EXERCISE BRIEF
Check each line of the data for "page" and select those that have it.

LISTING
○ ○ ○

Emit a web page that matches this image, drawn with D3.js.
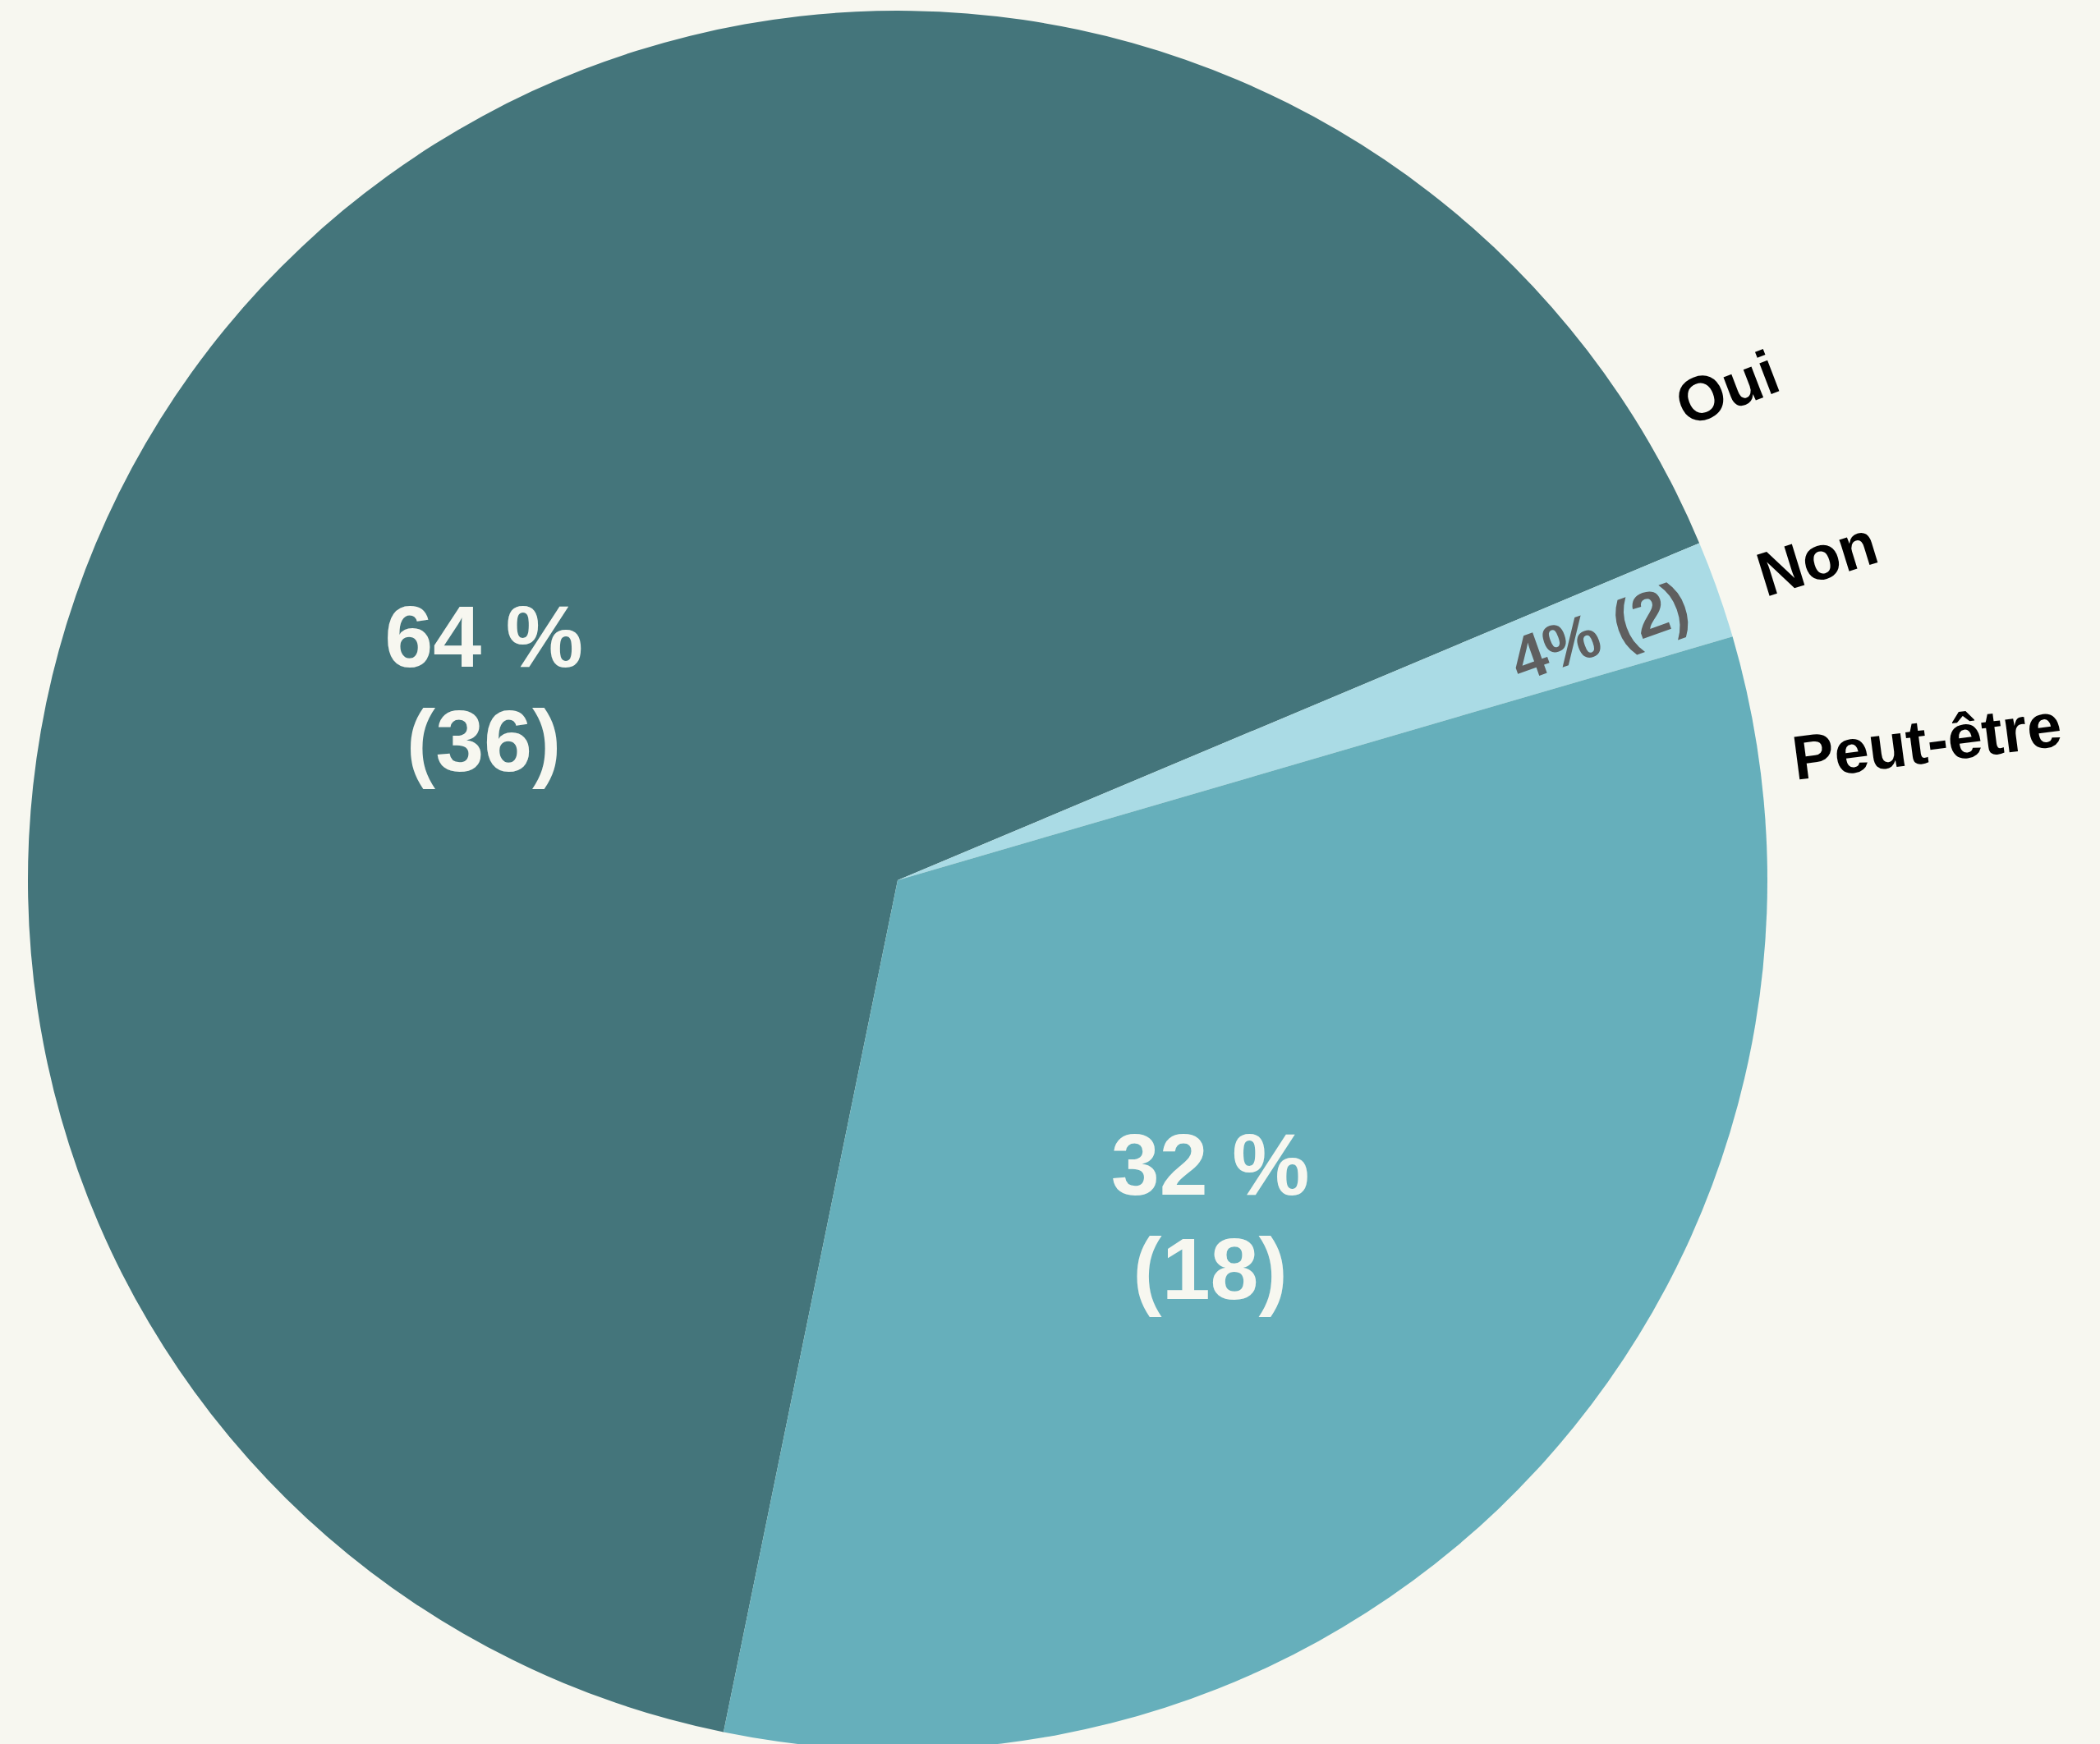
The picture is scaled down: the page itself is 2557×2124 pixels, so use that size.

○ ○ ○

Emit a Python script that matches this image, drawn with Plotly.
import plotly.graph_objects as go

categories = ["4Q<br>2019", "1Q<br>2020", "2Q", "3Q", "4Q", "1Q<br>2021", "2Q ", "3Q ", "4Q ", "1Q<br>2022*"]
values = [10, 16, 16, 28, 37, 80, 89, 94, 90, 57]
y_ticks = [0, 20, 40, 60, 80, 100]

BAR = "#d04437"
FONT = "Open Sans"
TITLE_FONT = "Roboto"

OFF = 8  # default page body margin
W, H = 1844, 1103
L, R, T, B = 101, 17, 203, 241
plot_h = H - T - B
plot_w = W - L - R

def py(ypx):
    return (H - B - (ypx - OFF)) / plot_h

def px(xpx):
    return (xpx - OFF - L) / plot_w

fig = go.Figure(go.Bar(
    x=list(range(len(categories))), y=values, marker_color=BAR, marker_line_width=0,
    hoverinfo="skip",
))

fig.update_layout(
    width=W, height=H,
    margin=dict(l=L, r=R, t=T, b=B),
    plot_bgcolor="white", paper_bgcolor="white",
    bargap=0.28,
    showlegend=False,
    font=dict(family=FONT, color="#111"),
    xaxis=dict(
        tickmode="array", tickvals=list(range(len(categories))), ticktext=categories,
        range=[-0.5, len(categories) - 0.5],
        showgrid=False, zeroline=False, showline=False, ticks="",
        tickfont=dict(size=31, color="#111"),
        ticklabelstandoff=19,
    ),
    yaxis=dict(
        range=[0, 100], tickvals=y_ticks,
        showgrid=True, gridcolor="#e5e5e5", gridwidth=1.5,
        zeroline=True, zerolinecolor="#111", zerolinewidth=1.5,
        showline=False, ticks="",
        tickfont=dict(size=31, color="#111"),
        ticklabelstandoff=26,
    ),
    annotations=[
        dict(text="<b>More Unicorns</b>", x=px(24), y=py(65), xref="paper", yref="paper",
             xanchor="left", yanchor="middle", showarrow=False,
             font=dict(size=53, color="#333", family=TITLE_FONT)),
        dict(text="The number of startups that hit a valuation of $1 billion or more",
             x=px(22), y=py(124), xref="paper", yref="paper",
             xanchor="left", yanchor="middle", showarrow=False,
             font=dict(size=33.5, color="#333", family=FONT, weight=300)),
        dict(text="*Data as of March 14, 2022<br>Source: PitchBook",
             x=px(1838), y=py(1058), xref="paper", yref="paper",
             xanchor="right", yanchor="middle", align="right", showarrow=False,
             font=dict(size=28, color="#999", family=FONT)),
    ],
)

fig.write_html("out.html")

○ ○ ○

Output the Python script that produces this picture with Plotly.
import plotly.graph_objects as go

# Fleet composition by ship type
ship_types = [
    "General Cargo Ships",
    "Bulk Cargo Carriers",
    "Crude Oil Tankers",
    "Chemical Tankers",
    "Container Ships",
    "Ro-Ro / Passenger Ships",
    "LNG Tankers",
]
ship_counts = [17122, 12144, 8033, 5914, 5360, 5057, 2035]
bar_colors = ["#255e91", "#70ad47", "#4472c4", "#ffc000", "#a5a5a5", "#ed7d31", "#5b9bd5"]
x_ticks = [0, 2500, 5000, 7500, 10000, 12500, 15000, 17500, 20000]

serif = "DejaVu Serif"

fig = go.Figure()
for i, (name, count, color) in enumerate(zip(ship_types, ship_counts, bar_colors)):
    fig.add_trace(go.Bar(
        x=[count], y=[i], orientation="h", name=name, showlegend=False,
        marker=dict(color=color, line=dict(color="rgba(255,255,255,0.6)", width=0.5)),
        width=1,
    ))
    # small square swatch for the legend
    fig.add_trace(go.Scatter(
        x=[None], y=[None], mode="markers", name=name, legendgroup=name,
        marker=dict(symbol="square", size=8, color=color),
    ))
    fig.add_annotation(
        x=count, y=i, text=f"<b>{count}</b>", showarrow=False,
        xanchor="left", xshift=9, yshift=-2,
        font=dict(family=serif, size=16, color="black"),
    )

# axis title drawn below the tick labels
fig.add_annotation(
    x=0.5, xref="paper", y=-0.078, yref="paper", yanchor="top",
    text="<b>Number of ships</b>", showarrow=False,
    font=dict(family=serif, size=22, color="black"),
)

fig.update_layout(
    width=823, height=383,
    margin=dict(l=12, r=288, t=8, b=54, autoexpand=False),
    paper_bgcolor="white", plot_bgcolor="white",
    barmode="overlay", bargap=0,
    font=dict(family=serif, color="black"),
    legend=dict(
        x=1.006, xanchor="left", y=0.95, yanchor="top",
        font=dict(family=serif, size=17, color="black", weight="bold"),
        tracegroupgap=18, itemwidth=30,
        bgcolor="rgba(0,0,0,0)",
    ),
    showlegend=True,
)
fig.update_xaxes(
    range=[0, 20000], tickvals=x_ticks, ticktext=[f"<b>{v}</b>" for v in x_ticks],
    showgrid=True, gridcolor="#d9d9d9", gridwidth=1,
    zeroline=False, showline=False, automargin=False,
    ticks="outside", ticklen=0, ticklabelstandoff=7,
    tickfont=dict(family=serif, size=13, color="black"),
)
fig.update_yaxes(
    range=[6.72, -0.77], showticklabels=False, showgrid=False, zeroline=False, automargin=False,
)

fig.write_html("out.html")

○ ○ ○

RESULT OF THE EXERCISE
Emit a web page that matches this image, drawn with D3.js.
The picture is scaled down: the page itself is 2557×2124 pixels, so use that size.
OFF = 8  # default page body margin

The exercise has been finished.